• [Given problem] Return each line of the records holding the string "standalone".

• [Items]
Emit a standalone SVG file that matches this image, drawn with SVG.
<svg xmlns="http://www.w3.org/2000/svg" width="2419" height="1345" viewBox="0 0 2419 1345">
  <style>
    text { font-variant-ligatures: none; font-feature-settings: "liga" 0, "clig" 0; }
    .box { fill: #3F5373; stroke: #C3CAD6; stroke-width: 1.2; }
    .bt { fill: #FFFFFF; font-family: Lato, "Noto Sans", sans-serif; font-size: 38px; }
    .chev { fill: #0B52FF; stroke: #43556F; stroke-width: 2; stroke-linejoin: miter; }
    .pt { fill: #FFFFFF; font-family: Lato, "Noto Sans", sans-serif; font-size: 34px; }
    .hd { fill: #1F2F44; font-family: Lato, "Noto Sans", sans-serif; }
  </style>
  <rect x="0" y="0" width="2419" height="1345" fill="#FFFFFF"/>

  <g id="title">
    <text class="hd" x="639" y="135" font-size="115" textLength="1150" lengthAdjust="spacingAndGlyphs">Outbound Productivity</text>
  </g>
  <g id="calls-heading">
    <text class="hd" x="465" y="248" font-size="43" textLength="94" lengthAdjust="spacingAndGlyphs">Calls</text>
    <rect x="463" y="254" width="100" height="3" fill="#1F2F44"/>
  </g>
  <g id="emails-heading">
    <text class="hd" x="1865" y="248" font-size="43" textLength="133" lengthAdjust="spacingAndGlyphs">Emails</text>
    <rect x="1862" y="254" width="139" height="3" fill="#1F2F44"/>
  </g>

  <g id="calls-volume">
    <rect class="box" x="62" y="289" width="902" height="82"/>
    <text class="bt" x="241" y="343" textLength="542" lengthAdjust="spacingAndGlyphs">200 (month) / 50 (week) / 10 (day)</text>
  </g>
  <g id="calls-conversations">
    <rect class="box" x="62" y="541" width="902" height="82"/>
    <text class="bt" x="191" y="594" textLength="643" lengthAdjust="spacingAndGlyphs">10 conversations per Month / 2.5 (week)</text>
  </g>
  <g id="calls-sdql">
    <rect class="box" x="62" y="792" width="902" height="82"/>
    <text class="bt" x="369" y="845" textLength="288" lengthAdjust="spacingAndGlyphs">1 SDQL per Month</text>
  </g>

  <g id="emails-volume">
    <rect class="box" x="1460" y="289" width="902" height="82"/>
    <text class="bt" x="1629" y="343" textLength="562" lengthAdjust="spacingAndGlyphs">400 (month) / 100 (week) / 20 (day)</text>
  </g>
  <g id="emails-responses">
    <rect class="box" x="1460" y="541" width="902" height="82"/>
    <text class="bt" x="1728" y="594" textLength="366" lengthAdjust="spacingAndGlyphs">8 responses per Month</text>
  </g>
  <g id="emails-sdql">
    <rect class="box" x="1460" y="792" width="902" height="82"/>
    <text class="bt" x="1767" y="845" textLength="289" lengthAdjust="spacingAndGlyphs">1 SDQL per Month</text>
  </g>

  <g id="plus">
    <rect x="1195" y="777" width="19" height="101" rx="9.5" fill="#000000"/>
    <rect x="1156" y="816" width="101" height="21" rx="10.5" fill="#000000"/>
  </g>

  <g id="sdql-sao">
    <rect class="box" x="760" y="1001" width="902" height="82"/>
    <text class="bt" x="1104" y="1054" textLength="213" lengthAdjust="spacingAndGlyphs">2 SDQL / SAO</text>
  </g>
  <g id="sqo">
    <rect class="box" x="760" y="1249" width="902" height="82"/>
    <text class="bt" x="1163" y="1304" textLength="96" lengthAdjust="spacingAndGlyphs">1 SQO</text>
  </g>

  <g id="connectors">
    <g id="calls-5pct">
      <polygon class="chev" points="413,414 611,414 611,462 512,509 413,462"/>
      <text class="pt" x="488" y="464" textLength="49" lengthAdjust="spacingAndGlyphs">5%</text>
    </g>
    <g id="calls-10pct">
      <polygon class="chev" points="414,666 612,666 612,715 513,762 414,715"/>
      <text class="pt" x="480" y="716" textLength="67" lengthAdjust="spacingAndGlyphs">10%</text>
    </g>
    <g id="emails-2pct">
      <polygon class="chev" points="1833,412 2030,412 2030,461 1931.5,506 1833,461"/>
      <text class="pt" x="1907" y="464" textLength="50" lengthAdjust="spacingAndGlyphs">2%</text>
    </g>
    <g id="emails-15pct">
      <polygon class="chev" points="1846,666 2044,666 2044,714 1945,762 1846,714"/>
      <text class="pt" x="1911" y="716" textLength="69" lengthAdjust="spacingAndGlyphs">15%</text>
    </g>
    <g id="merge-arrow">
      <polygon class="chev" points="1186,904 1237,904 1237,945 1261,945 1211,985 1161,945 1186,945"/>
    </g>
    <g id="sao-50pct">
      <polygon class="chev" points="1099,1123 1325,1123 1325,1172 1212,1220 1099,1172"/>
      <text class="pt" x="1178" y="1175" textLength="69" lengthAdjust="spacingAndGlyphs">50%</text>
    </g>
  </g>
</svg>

---

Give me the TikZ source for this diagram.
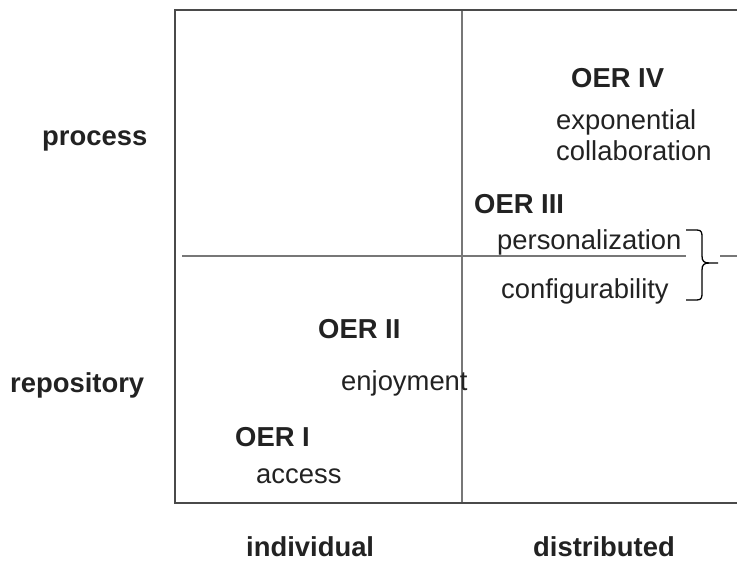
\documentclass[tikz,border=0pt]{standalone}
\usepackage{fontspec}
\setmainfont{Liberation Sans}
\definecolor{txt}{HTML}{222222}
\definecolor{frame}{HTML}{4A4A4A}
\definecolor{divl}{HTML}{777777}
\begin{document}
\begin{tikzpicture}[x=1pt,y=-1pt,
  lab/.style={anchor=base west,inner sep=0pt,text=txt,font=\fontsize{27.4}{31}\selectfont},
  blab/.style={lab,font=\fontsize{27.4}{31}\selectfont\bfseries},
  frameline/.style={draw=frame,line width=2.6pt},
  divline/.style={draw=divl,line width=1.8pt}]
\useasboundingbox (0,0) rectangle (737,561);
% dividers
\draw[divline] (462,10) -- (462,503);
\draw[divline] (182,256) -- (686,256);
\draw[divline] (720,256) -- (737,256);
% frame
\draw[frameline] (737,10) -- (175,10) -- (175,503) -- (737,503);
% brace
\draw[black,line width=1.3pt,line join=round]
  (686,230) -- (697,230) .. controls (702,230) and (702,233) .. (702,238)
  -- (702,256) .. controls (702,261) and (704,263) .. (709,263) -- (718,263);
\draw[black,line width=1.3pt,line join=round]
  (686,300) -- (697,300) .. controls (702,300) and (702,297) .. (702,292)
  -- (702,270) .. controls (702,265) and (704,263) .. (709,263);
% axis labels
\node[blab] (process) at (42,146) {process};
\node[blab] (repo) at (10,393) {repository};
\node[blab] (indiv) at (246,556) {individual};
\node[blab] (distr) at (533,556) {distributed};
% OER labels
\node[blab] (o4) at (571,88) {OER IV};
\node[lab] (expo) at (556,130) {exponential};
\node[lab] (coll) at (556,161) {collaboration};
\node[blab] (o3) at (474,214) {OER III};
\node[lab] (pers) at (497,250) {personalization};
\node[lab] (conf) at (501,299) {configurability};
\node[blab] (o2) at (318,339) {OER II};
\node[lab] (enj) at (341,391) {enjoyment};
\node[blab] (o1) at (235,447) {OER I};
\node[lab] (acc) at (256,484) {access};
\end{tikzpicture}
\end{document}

• [The answer]
Emit a standalone SVG file that matches this image, drawn with SVG.
\documentclass[tikz,border=0pt]{standalone}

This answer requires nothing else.